Not only is he doing this while Brandon Marshall has 84 catches for 1090 yards and nine scores, he’s doing it with style. His end-of-half grab had fans buzzing, even as George McCaskey and Mike Ditka were screaming pink-facedly into midfield microphones like caffeinated, wrinkled piglets. The threat of the end-around to Jeffery helped spring Matt Forte for a second-half score due to its establishment as a go-to play, and he made another catch near the sideline in a way that is becoming his signature.
The “Jeffery” is the fingertip catch that just stays there, secured aloft with each end of the ball controlled as if presenting it for inspection. His spectacular receptions are reductive in their simplicity: ball grabbed by hands and just held, as every newly-arcane NFL rule is satisfied by feet down and completion of whatever the procedure is supposed to be. That the ball itself is always so cleanly visible is refreshingly satisfying, unobscured by it being pulled into the body in the way we have come to expect.
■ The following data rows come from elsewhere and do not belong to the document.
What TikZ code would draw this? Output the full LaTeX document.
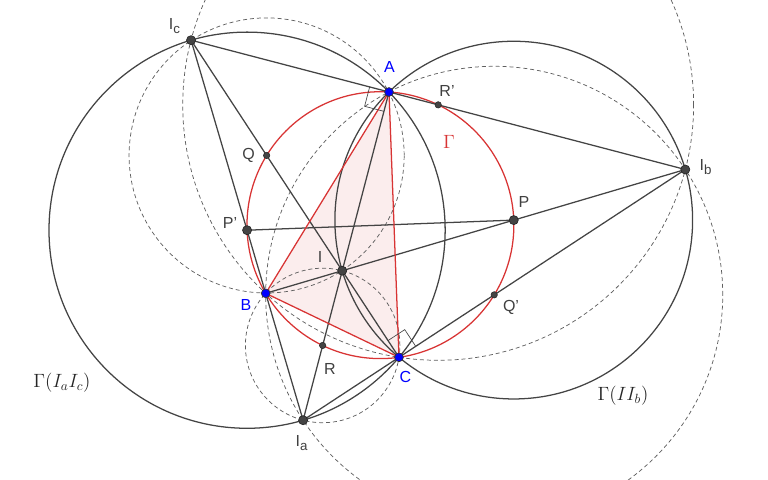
\documentclass[tikz,border=0pt]{standalone}
\usepackage{fontspec}
\setsansfont{Liberation Sans}
\usetikzlibrary{calc}
\definecolor{ln}{RGB}{68,68,68}
\definecolor{dsh}{RGB}{95,95,95}
\definecolor{gred}{RGB}{216,52,52}
\definecolor{gblue}{RGB}{0,0,255}
\definecolor{lbl}{RGB}{64,64,64}
\definecolor{ptc}{RGB}{68,68,68}
\definecolor{pinkfill}{RGB}{251,237,237}
\newcommand{\lsub}[1]{\raisebox{-0.45ex}{\fontsize{10}{12}\selectfont #1}}
\begin{document}
\begin{tikzpicture}[x=0.75pt,y=-0.75pt,
  solidln/.style={draw=ln,line width=0.95pt},
  dashln/.style={draw=dsh,line width=0.55pt,dash pattern=on 3pt off 2.2pt},
  redln/.style={draw=gred,line width=0.95pt},
  bigpt/.style={circle,fill=ptc,draw=black!85,line width=0.5pt,inner sep=0pt,minimum size=6.8pt},
  smallpt/.style={circle,fill=ptc,draw=black!85,line width=0.4pt,inner sep=0pt,minimum size=4.8pt},
  bluept/.style={circle,fill=gblue,draw=black!80,line width=0.5pt,inner sep=0pt,minimum size=6.6pt},
  lab/.style={text=lbl,inner sep=0pt,font=\sffamily\fontsize{12}{14}\selectfont},
  blab/.style={lab,text=gblue},
  mlab/.style={text=black!85,inner sep=0pt,font=\fontsize{14}{16}\selectfont}]
\path[use as bounding box] (0,0) rectangle (768,479);
% points
\coordinate (A) at (389,92);
\coordinate (B) at (265.7,293.3);
\coordinate (C) at (399,357.3);
\coordinate (I) at (342.2,270.7);
\coordinate (Ia) at (303.1,420.2);
\coordinate (Ib) at (685.3,169.5);
\coordinate (Ic) at (191.05,40.2);
\coordinate (P) at ($(I)!0.5!(Ib)$);
\coordinate (Pp) at ($(Ia)!0.5!(Ic)$);
\coordinate (Q) at ($(I)!0.5!(Ic)$);
\coordinate (Qp) at ($(Ia)!0.5!(Ib)$);
\coordinate (R) at ($(I)!0.5!(Ia)$);
\coordinate (Rp) at ($(Ib)!0.5!(Ic)$);
\coordinate (O) at (380.42,225.16);
\begin{scope}
\clip (0,0) rectangle (768,479);
\fill[pinkfill] (A) -- (B) -- (C) -- cycle;
% dashed circles
\draw[dashln] let \p1=($(Ic)-(Q)$) in (Q) circle[radius={veclen(\x1,\y1)}];
\draw[dashln] let \p1=($(Ia)-(R)$) in (R) circle[radius={veclen(\x1,\y1)}];
\draw[dashln] let \p1=($(Ib)-(Qp)$) in (Qp) circle[radius={veclen(\x1,\y1)}];
\draw[dashln] let \p1=($(Ib)-(Rp)$) in (Rp) circle[radius={veclen(\x1,\y1)}];
% solid circles
\draw[solidln] let \p1=($(Ia)-(Pp)$) in (Pp) circle[radius={veclen(\x1,\y1)}];
\draw[solidln] let \p1=($(Ib)-(P)$) in (P) circle[radius={veclen(\x1,\y1)}];
% circumcircle
\draw[redln] let \p1=($(A)-(O)$) in (O) circle[radius={veclen(\x1,\y1)}];
% lines
\draw[solidln] (Ic) -- (Ib);
\draw[solidln] (Ic) -- (C);
\draw[solidln] (Ic) -- (Ia);
\draw[solidln] (B) -- (Ib);
\draw[solidln] (Ia) -- (Ib);
\draw[solidln] (A) -- (Ia);
\draw[solidln] (Pp) -- (P);
% triangle
\draw[redln,line join=round] (A) -- (B) -- (C) -- cycle;
% right angle marks
\coordinate (ra1) at ($(A)!15pt!(Ic)$);
\coordinate (ra2) at ($(A)!15pt!(Ia)$);
\draw[ln,line width=0.5pt] (ra1) -- ($(ra1)+(ra2)-(A)$) -- (ra2);
\coordinate (rc1) at ($(C)!15pt!(I)$);
\coordinate (rc2) at ($(C)!15pt!(Ib)$);
\draw[ln,line width=0.5pt] (rc1) -- ($(rc1)+(rc2)-(C)$) -- (rc2);
\end{scope}
% dots
\node[smallpt] (dQ) at (Q) {};
\node[smallpt] (dQp) at (Qp) {};
\node[smallpt] (dR) at (R) {};
\node[smallpt] (dRp) at (Rp) {};
\node[bigpt] (dP) at (P) {};
\node[bigpt] (dPp) at (Pp) {};
\node[bigpt] (dI) at (I) {};
\node[bigpt] (dIa) at (Ia) {};
\node[bigpt] (dIb) at (Ib) {};
\node[bigpt] (dIc) at (Ic) {};
\node[bluept] (dA) at (A) {};
\node[bluept] (dB) at (B) {};
\node[bluept] (dC) at (C) {};
% labels
\node[blab] (lA) at (389.5,66.5) {A};
\node[blab] (lB) at (246,304.5) {B};
\node[blab] (lC) at (405.5,377) {C};
\node[lab] (lRp) at (447,90.5) {R'};
\node[lab] (lQ) at (248.5,155) {Q};
\node[lab] (lPp) at (230,222.5) {P'};
\node[lab] (lI) at (320,257) {I};
\node[lab] (lR) at (330,368.5) {R};
\node[lab] (lP) at (524,202) {P};
\node[lab] (lQp) at (511,307) {Q'};
\node[lab] (lIa) at (301.5,443) {I\lsub{a}};
\node[lab] (lIb) at (705.5,167) {I\lsub{b}};
\node[lab] (lIc) at (174.5,26) {I\lsub{c}};
\node[text=gred,inner sep=0pt,font=\fontsize{15}{17}\selectfont] (lG) at (449,142) {$\Gamma$};
\node[mlab] (lG1) at (62,383) {$\Gamma(I_aI_c)$};
\node[mlab] (lG2) at (623,396) {$\Gamma(II_b)$};
\end{tikzpicture}
\end{document}
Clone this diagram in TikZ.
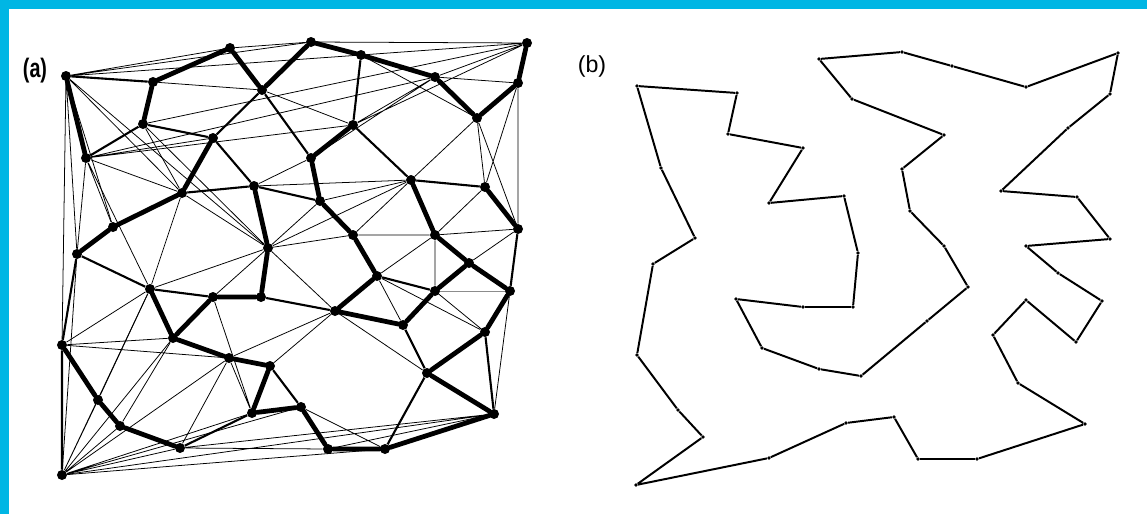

Not that we should be surprised. His rookie campaign displayed his knack for big plays (15.3 yards per catch) despite missing six games with a broken hand and a sprained knee, and he has been remarkably true to the fine scouting job done by Pro Football Weekly.
Per their pre-draft report, Jeffery was described as “a big target and wide catching radius, snatches the ball out of the air. Can separate with body length at the last second. Makes difficult catches look easy. Strong red-zone producer.”
On the downside, they said he “needs to push off to separate, and most catches are contested. Not a precise route runner. Work habits and discipline can improve”
In summary, they called him “one of the best receivers in the draft playing the ball in the air,” while warning that he “must figure out the meaning of hard work to produce in the pros.”
Looks like he has. His conditioning is a non-issue, his ability to beat the jam at the line more practiced, his routes professionally precise. And there are tangible results.
If only more people could identify him properly, I’d say Alshon Jeffery is making a name for himself.